- Anthropic CPO Mike Krieger resigned from Figma’s board on April 14—the same day The Information reported the company’s next model includes a competing design tool.
- The tool generates websites, landing pages, and presentations from plain English, putting it in direct competition with Figma’s estimated 80 to 90 percent market share in UI/UX design.
- Figma’s stock dipped over 2 percent on the news before recovering, while Anthropic turns away investors offering to buy in at $800 billion.
Mike Krieger, Anthropic’s chief product officer and the guy who co-founded Instagram, resigned from Figma’s board on April 14. His departure was disclosed to the SEC the same day The Information reported that Anthropic’s upcoming Claude Opus 4.7 release will ship with a design tool capable of competing directly with Figma’s core product. Krieger had been on Figma’s board for less than a year.
The timing is almost comically bad optics for a board seat. Krieger joined Figma’s board in 2025 after Anthropic and Figma had been collaborating on AI integrations—Figma was using Claude to help designers build interfaces. Now Anthropic isn’t just assisting the workflow. It’s trying to replace the starting point entirely.
According to multiple outlets, the tool lets users describe a website, landing page, or presentation in plain English and the model builds it. No Figma. No Adobe. No templates. Just a prompt and a result. That’s a fundamentally different proposition from what Adobe Firefly or Figma AI offer—both of which assume a trained designer is already sitting at the keyboard.

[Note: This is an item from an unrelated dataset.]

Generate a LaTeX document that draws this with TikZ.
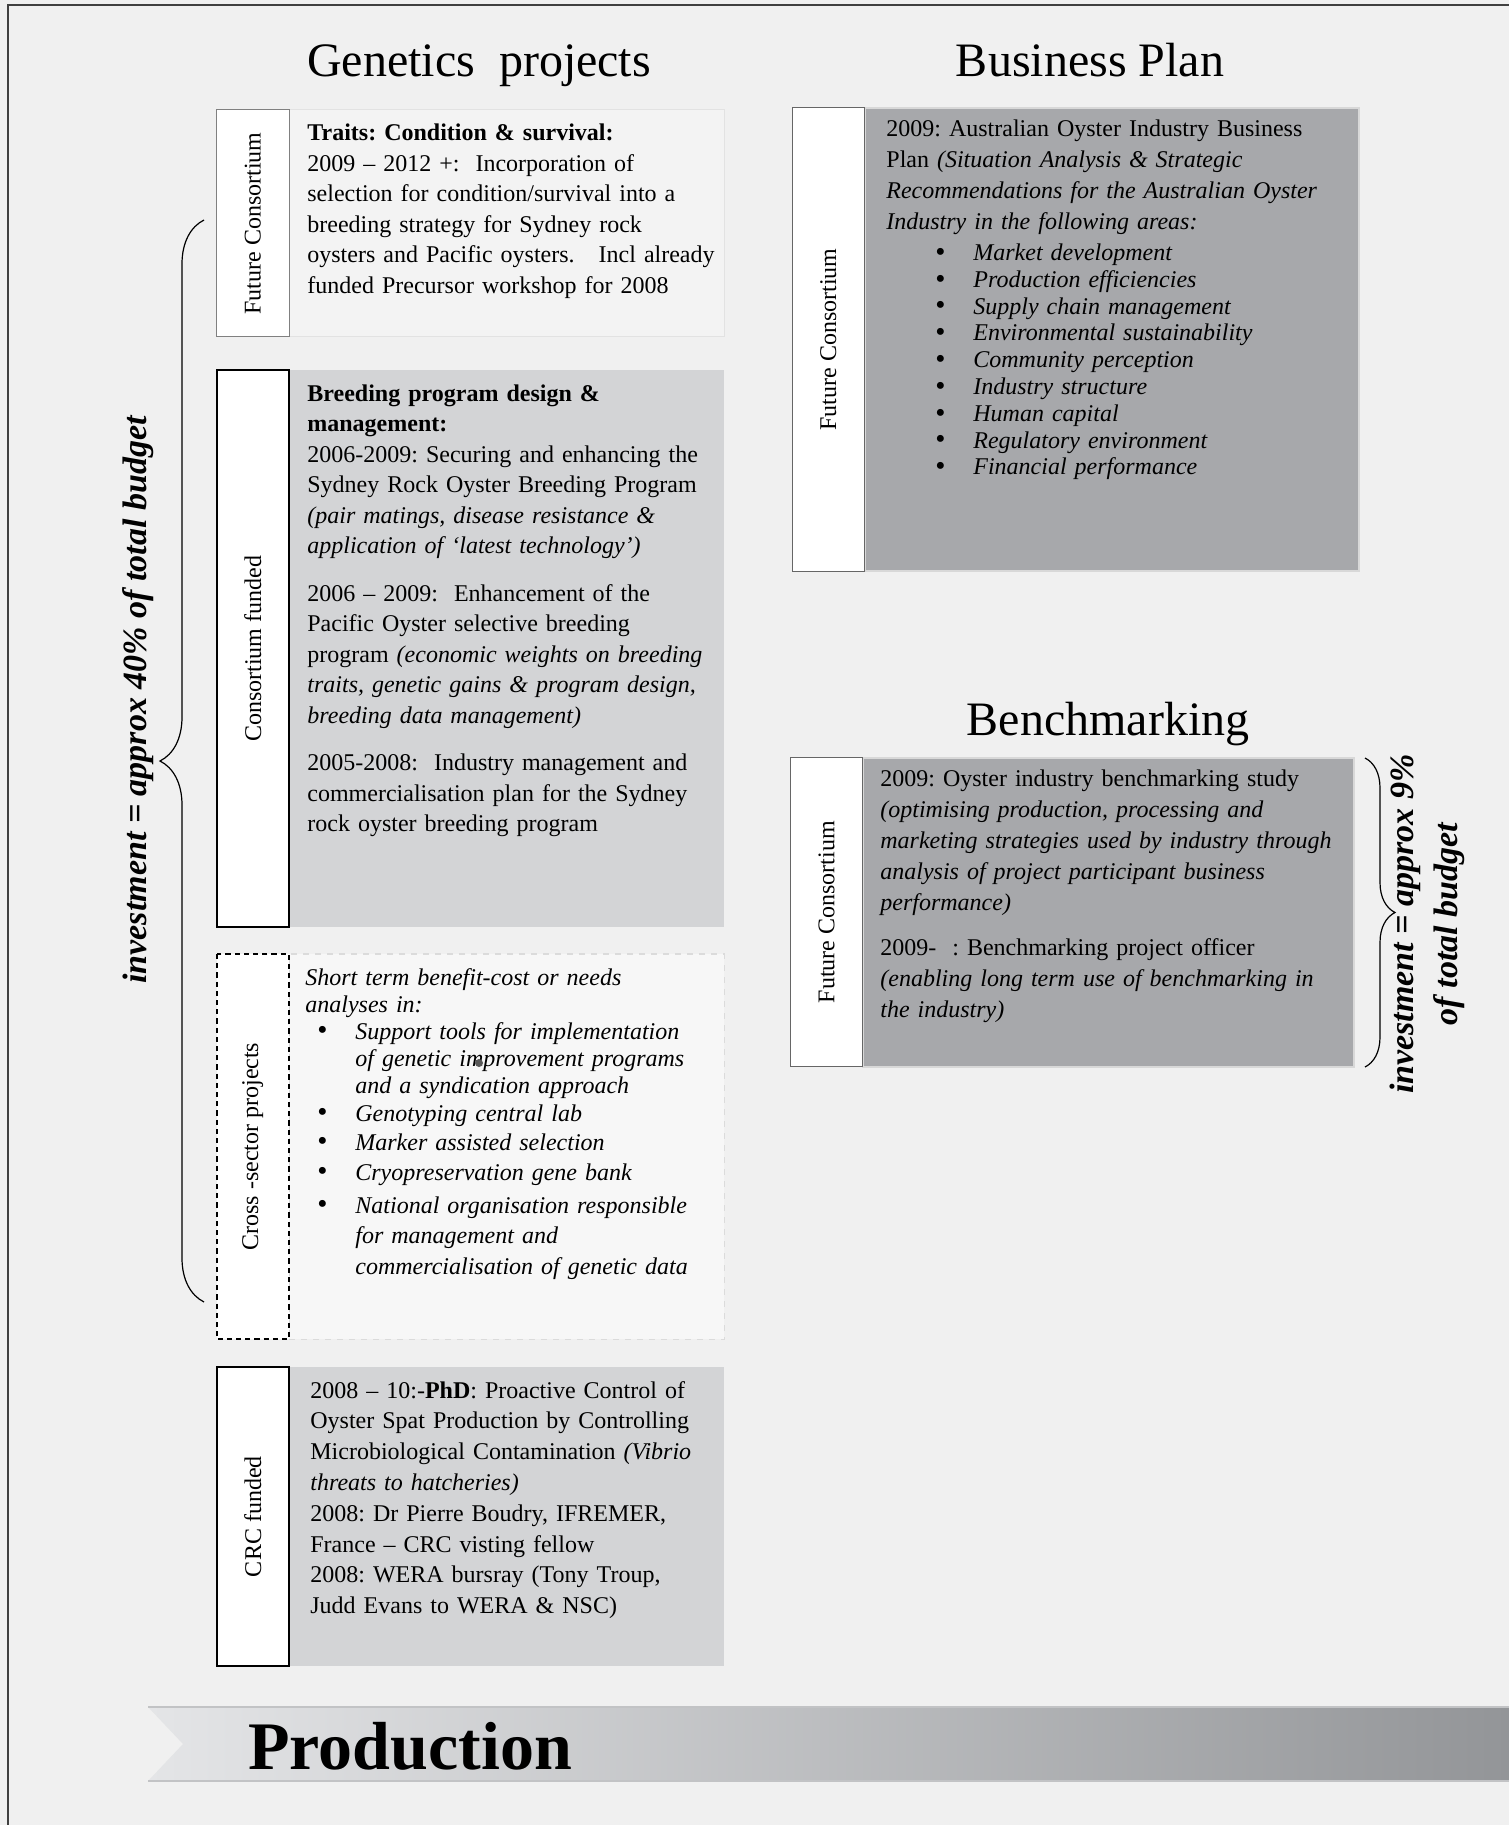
\documentclass[tikz,border=0pt]{standalone}
\usepackage{fontspec}
\setmainfont{Liberation Serif}
\usetikzlibrary{decorations.pathreplacing}
\definecolor{pagebg}{HTML}{F0F0F0}
\definecolor{frameline}{HTML}{404040}
\definecolor{palebox}{HTML}{F3F3F3}
\definecolor{paleedge}{HTML}{E2E2E2}
\definecolor{midbox}{HTML}{D3D4D6}
\definecolor{darkbox}{HTML}{A7A8AB}
\definecolor{darkedge}{HTML}{D8D8D8}
\definecolor{dashbox}{HTML}{F7F7F7}
\definecolor{ribleft}{HTML}{E4E5E7}
\definecolor{ribright}{HTML}{939598}
\definecolor{ribedge}{HTML}{C2C3C5}
\newcommand{\blt}[2]{\hspace*{#1}\makebox[#2][l]{\raisebox{-0.4pt}{\fontsize{14.5}{14.5}\selectfont\upshape\textbullet}}}
\frenchspacing

\begin{document}
\begin{tikzpicture}[x=0.5pt, y=-0.5pt,
  lab/.style={fill=white, rotate=90, inner sep=0pt, font=\fontsize{12}{14}\selectfont},
  cbox/.style={fill=#1, inner sep=0pt},
  txt/.style={anchor=base west, inner sep=0pt, text width=250pt, align=left, font=\fontsize{12}{#1}\selectfont},
  itxt/.style={txt=#1, font=\fontsize{12}{#1}\selectfont\itshape},
  head/.style={anchor=base, inner sep=0pt, font=\fontsize{24}{28}\selectfont},
  budget/.style={rotate=90, inner sep=0pt, align=center, font=\fontsize{17}{22}\selectfont\bfseries\itshape},
  budbrace/.style={decorate, decoration={brace, amplitude=#1}, line width=0.6pt}
]
  \fill[pagebg] (0,0) rectangle (1509,1825);
  \useasboundingbox (0,0) rectangle (1509,1825);
  \draw[frameline, line width=1pt] (8,1825) -- (8,5) -- (1509,5);

  % headings
  \node[head] (genhead) at (479,77) {Genetics\ \ projects};
  \node[head] (bphead) at (1090,77) {Business Plan};
  \node[head] (bmhead) at (1108,735) {Benchmarking};

  % genetics projects
  \node[cbox=palebox, draw=paleedge, line width=0.5pt, minimum width=217.7pt, minimum height=113.35pt] (g1box) at (506.7,223.35) {};
  \node[lab, draw=black!50, line width=0.5pt, minimum width=113.35pt, minimum height=36.25pt] (g1lab) at (252.75,223.35) {Future Consortium};
  \node[txt=15.3pt] (g1txt) at (307,140.5) {\textbf{Traits: Condition \& survival:}\\
    2009 -- 2012 +:\ \ Incorporation of\\
    selection for condition/survival into a\\
    breeding strategy for Sydney rock\\
    oysters and Pacific oysters.\ \ \ Incl already\\
    funded Precursor workshop for 2008};

  \node[cbox=midbox, minimum width=217.7pt, minimum height=278.3pt] (g2box) at (506.7,648.7) {};
  \node[lab, draw=black, line width=1pt, minimum width=278.3pt, minimum height=36.25pt] (g2lab) at (252.75,648.7) {Consortium funded};
  \node[txt=15.25pt] (g2txt) at (307,401) {\textbf{Breeding program design \&}\\
    \textbf{management:}\\
    2006-2009: Securing and enhancing the\\
    Sydney Rock Oyster Breeding Program\\
    \textit{(pair matings, disease resistance \&}\\
    \textit{application of `latest technology')}\\[8.5pt]
    2006 -- 2009:\ \ Enhancement of the\\
    Pacific Oyster selective breeding\\
    program \textit{(economic weights on breeding}\\
    \textit{traits, genetic gains \& program design,}\\
    \textit{breeding data management)}\\[8.5pt]
    2005-2008:\ \ Industry management and\\
    commercialisation plan for the Sydney\\
    rock oyster breeding program};

  \node[cbox=dashbox, draw=black!14, dashed, line width=0.7pt, minimum width=217.7pt, minimum height=192.65pt] (g3box) at (506.7,1146.65) {};
  \node[lab, draw=black, line width=1pt, dash pattern=on 2.6pt off 2pt, minimum width=192.65pt, minimum height=36.25pt] (g3lab) at (252.75,1146.65) {Cross -sector projects};
  \node[itxt=13.5pt] (g3txt) at (305,985) {Short term benefit-cost or needs\\
    analyses in:\\
    \blt{6pt}{19pt}Support tools for implementation\\
    \hspace*{25pt}of genetic improvement programs\\
    \hspace*{25pt}and a syndication approach\\[0.5pt]
    \blt{6pt}{19pt}Genotyping central lab\\[1pt]
    \blt{6pt}{19pt}Marker assisted selection\\[1.5pt]
    \blt{6pt}{19pt}Cryopreservation gene bank\\[3pt]
    \blt{6pt}{19pt}National organisation responsible\\[1.5pt]
    \hspace*{25pt}for management and\\[2pt]
    \hspace*{25pt}commercialisation of genetic data};
  \fill[black!65] (479,1063) circle[radius=2pt];

  \node[cbox=midbox, minimum width=217.7pt, minimum height=149.35pt] (g4box) at (506.7,1516.65) {};
  \node[lab, draw=black, line width=1pt, minimum width=149.35pt, minimum height=36.25pt] (g4lab) at (252.75,1516.65) {CRC funded};
  \node[txt=15.4pt] (g4txt) at (310,1398) {2008 -- 10:-\textbf{PhD}: Proactive Control of\\
    Oyster Spat Production by Controlling\\
    Microbiological Contamination \textit{(Vibrio}\\
    \textit{threats to hatcheries)}\\
    2008: Dr Pierre Boudry, IFREMER,\\
    France -- CRC visting fellow\\
    2008: WERA bursray (Tony Troup,\\
    Judd Evans to WERA \& NSC)};

  % business plan
  \node[cbox=darkbox, draw=darkedge, line width=1pt, minimum width=247pt, minimum height=231.5pt] (bpbox) at (1111.6,339.5) {};
  \node[lab, draw=black!60, line width=0.5pt, minimum width=231.5pt, minimum height=36.3pt] (bplab) at (828.3,339.5) {Future Consortium};
  \node[txt=15.35pt] (bptxt) at (886,137) {2009: Australian Oyster Industry Business\\
    Plan \textit{(Situation Analysis \& Strategic}\\
    \textit{Recommendations for the Australian Oyster}\\
    \textit{Industry in the following areas:}};
  \node[itxt=13.4pt] (bplist) at (886,260.5) {\blt{24.5pt}{19pt}Market development\\
    \blt{24.5pt}{19pt}Production efficiencies\\
    \blt{24.5pt}{19pt}Supply chain management\\
    \blt{24.5pt}{19pt}Environmental sustainability\\
    \blt{24.5pt}{19pt}Community perception\\
    \blt{24.5pt}{19pt}Industry structure\\
    \blt{24.5pt}{19pt}Human capital\\
    \blt{24.5pt}{19pt}Regulatory environment\\
    \blt{24.5pt}{19pt}Financial performance};

  % benchmarking
  \node[cbox=darkbox, draw=darkedge, line width=1pt, minimum width=245.65pt, minimum height=154.5pt] (bmbox) at (1108.35,912.2) {};
  \node[lab, draw=black!60, line width=0.5pt, minimum width=154.5pt, minimum height=36.1pt] (bmlab) at (826.6,912.2) {Future Consortium};
  \node[txt=15.45pt] (bmtxt) at (880,786.5) {2009: Oyster industry benchmarking study\\
    \textit{(optimising production, processing and}\\
    \textit{marketing strategies used by industry through}\\
    \textit{analysis of project participant business}\\
    \textit{performance)}\\[7.4pt]
    2009-\ \ : Benchmarking project officer\\
    \textit{(enabling long term use of benchmarking in}\\
    \textit{the industry)}};

  % budget braces
  \coordinate (lbtop) at (204,220);
  \coordinate (lbbot) at (204,1302);
  \draw[budbrace=22pt] (lbbot) -- (lbtop);
  \node[budget] (lbudget) at (138,700) {investment = approx 40\% of total budget};
  \coordinate (rbtop) at (1365,758);
  \coordinate (rbbot) at (1365,1067);
  \draw[budbrace=15pt] (rbtop) -- (rbbot);
  \node[budget] (rbudget) at (1427,924) {investment = approx 9\%\\of total budget};

  % production ribbon
  \shade[left color=ribleft, right color=ribright] (148,1707) -- (1509,1707) -- (1509,1781) -- (148,1781) -- (183,1744) -- cycle;
  \draw[ribedge, line width=0.6pt] (148,1707) -- (1509,1707) (148,1781) -- (1509,1781);
  \node[anchor=base west, inner sep=0pt, font=\fontsize{34}{40}\selectfont\bfseries] (prod) at (248,1769) {Production};
\end{tikzpicture}
\end{document}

The SaaSpocalypse Comes for Figma
Shares of Figma dropped more than 2 percent after the news broke, alongside similar dips at Adobe and Wix. The broader fear here has a name investors have been throwing around all year: the SaaSpocalypse—the idea that frontier AI labs will eventually cannibalize the software businesses they’re currently selling to. iShares’s primary software ETF, IGV, is down roughly 18 percent in 2026.
Figma commands an estimated 80 to 90 percent of the UI and UX design market. That’s an extraordinary position for any company, but it’s also an extraordinary target. If Anthropic’s tool can generate functional, editable design files from a paragraph of text, it doesn’t need to match every Figma feature. It just needs to be good enough for the thousands of teams who use Figma as a glorified whiteboard.
Figma’s stock did recover about 5 percent after the initial dip—possibly because investors remember that Anthropic and OpenAI have a track record of announcing flashy products that land with a thud in enterprise settings. Building a prototype generator is one thing. Building a collaborative design platform that Fortune 500 companies trust with their workflows is another.
But Anthropic is turning down investors offering valuations north of $800 billion, with annualized revenue reportedly hitting $30 billion and more than 1,000 enterprise customers spending over $1 million per year. That’s not a company that needs to prove it can ship. It’s a company that’s deciding which industries to walk into next.
The design tool—paired with Opus 4.7—represents Anthropic’s first real move beyond chat interfaces and developer tools into visual and creative workflows. Whether it eats Figma’s lunch or just forces a price war, one thing is clear: Mike Krieger isn’t sitting on any more boards that might become his employer’s competitors. Figma filed the SEC disclosure on April 14, and Krieger’s directorship ended that same day.